> DATA BLOCK:
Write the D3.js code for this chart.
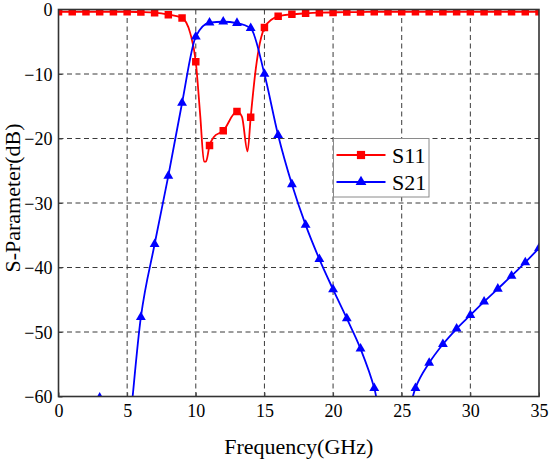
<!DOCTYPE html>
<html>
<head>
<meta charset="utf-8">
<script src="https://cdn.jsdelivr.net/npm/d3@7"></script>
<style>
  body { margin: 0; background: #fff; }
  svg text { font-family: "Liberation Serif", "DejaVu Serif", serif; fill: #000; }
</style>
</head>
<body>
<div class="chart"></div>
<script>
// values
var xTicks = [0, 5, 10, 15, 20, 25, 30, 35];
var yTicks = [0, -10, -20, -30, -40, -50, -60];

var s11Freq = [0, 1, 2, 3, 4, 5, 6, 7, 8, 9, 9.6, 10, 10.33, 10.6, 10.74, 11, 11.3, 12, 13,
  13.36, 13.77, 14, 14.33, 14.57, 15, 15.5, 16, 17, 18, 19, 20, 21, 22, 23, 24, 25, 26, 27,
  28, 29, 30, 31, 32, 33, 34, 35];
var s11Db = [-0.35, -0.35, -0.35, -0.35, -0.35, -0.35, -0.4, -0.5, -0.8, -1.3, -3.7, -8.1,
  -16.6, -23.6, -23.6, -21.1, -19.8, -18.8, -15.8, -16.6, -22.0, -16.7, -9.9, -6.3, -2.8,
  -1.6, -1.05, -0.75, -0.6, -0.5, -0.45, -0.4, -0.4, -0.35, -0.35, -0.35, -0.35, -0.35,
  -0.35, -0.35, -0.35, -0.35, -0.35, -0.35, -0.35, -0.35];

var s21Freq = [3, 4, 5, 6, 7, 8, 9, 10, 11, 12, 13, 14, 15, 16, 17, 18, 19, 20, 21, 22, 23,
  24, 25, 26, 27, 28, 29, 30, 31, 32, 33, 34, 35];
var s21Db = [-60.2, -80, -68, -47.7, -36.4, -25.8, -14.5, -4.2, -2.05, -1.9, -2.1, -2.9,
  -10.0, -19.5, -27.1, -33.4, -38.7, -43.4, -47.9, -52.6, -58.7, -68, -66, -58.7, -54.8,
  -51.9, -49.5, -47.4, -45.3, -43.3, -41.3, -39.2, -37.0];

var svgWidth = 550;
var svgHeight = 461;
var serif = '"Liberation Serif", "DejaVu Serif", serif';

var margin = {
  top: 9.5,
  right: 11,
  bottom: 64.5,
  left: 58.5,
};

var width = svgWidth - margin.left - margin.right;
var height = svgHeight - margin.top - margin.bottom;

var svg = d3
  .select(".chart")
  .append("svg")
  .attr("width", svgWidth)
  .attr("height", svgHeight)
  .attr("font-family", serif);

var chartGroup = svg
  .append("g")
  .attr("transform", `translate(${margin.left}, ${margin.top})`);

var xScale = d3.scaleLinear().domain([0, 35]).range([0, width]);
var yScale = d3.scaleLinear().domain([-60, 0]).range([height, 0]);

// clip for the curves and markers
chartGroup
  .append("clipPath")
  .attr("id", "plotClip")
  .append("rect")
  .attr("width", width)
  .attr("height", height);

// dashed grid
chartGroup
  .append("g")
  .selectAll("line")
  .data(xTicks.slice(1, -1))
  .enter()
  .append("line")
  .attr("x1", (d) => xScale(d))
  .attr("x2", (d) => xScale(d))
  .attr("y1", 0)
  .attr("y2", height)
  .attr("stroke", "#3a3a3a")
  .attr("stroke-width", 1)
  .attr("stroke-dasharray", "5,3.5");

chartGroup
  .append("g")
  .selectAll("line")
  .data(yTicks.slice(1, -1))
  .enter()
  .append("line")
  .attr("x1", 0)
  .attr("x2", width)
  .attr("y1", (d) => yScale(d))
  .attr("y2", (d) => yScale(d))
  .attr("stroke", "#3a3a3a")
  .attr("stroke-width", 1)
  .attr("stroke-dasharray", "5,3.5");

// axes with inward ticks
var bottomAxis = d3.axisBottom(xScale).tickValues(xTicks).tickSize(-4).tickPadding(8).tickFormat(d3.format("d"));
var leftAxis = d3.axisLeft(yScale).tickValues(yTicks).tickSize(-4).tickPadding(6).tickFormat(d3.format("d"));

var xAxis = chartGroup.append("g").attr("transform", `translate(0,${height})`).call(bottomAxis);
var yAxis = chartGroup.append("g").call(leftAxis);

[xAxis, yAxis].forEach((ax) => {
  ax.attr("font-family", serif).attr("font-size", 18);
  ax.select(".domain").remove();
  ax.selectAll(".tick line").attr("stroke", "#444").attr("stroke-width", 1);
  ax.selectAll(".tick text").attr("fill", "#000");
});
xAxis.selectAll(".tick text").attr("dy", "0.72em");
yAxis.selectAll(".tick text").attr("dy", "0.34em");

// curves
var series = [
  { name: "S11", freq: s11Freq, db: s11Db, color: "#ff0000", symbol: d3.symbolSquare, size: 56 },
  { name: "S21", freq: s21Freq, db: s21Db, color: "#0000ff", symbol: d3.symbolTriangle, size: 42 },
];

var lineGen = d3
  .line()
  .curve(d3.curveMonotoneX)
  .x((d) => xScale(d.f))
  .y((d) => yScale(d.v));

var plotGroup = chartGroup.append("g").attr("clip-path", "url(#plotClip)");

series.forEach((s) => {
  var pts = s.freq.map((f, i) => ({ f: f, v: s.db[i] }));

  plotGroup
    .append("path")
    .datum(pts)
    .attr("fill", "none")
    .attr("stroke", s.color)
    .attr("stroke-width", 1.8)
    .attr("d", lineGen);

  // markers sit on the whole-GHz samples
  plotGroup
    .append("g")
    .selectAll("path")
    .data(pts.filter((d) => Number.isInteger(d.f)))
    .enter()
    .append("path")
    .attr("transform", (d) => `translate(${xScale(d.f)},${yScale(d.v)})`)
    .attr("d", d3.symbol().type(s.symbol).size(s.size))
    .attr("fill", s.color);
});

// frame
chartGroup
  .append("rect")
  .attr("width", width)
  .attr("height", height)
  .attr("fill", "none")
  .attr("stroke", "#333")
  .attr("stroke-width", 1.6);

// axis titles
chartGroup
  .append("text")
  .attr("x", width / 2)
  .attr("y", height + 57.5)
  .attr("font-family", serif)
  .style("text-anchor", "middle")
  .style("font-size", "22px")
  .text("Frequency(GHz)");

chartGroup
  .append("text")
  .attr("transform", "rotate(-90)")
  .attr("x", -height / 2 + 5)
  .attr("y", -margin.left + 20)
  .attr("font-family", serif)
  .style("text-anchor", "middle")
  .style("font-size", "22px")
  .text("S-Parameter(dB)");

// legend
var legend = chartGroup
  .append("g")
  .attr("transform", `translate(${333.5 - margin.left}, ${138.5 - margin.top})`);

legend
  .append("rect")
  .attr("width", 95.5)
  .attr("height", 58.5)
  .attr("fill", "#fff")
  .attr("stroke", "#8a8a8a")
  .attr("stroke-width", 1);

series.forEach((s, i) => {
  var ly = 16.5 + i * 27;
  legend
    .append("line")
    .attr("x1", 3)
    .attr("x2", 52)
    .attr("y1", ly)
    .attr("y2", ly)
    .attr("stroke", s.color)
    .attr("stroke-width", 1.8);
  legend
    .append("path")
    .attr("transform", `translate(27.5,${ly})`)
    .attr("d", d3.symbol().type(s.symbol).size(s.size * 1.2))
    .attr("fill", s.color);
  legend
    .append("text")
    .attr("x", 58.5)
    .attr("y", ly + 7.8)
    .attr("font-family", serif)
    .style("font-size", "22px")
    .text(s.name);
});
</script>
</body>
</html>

> YOUR OBJECTIVE: Copy exactly the lines running from the beginning of the listing through the line that has "var yTicks = [0, -10, -20, -30, -40, -50, -60];". Drop the pictures.

> TASK SOLUTION:
Write the D3.js code for this chart.
<!DOCTYPE html>
<html>
<head>
<meta charset="utf-8">
<script src="https://cdn.jsdelivr.net/npm/d3@7"></script>
<style>
  body { margin: 0; background: #fff; }
  svg text { font-family: "Liberation Serif", "DejaVu Serif", serif; fill: #000; }
</style>
</head>
<body>
<div class="chart"></div>
<script>
// values
var xTicks = [0, 5, 10, 15, 20, 25, 30, 35];
var yTicks = [0, -10, -20, -30, -40, -50, -60];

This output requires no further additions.